- SET TASK -
Omit pictures and quote the listing below line by line, from its start through the line that holds "4.153, 4.134, 4.134]".

- DATA EXTRACT -

────

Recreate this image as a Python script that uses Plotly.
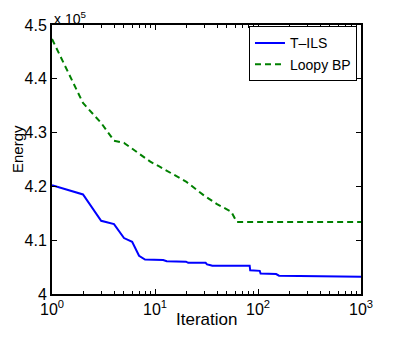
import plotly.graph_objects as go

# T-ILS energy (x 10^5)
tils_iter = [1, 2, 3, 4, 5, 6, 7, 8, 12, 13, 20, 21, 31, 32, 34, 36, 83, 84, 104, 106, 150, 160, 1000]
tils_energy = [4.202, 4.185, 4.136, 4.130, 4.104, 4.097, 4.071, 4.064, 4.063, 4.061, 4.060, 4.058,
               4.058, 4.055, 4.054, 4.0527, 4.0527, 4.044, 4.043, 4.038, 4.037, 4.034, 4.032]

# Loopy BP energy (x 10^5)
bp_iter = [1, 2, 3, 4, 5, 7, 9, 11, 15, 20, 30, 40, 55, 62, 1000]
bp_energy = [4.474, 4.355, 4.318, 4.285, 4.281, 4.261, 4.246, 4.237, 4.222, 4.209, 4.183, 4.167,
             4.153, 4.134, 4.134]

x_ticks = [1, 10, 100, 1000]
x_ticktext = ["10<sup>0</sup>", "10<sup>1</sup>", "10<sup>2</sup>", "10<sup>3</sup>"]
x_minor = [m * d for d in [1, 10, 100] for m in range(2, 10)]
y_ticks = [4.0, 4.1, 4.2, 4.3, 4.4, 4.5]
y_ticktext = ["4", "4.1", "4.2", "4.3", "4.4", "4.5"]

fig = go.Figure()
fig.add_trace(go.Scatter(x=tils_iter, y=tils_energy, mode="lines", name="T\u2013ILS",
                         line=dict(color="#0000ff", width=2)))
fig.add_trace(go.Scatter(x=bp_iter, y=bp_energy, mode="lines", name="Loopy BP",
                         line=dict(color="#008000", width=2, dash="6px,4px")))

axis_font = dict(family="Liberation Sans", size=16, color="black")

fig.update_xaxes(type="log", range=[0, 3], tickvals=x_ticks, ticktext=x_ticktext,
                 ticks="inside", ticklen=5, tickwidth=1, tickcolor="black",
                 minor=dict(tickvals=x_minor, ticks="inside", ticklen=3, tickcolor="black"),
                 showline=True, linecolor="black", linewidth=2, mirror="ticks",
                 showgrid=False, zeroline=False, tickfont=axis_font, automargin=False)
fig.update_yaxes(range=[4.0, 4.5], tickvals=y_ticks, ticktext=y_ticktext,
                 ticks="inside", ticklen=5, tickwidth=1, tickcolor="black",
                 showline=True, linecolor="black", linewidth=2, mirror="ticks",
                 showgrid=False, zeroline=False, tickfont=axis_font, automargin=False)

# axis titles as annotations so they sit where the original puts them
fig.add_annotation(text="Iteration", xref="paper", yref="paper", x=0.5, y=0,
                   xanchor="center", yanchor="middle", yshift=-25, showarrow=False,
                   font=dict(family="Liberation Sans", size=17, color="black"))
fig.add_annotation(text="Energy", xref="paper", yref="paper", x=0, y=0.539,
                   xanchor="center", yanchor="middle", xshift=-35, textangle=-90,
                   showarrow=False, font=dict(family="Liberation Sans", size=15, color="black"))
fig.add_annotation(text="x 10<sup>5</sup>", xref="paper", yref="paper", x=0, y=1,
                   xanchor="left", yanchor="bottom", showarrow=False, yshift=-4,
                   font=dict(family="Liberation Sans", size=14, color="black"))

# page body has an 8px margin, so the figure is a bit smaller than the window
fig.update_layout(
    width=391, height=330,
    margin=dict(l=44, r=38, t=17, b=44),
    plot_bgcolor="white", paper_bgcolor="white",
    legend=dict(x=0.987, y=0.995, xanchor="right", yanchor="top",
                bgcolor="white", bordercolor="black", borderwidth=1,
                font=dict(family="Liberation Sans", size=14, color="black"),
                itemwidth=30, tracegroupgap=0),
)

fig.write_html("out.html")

────

- SOLUTION TO THE PROBLEM -
Recreate this image as a Python script that uses Plotly.
import plotly.graph_objects as go

# T-ILS energy (x 10^5)
tils_iter = [1, 2, 3, 4, 5, 6, 7, 8, 12, 13, 20, 21, 31, 32, 34, 36, 83, 84, 104, 106, 150, 160, 1000]
tils_energy = [4.202, 4.185, 4.136, 4.130, 4.104, 4.097, 4.071, 4.064, 4.063, 4.061, 4.060, 4.058,
               4.058, 4.055, 4.054, 4.0527, 4.0527, 4.044, 4.043, 4.038, 4.037, 4.034, 4.032]

# Loopy BP energy (x 10^5)
bp_iter = [1, 2, 3, 4, 5, 7, 9, 11, 15, 20, 30, 40, 55, 62, 1000]
bp_energy = [4.474, 4.355, 4.318, 4.285, 4.281, 4.261, 4.246, 4.237, 4.222, 4.209, 4.183, 4.167,
             4.153, 4.134, 4.134]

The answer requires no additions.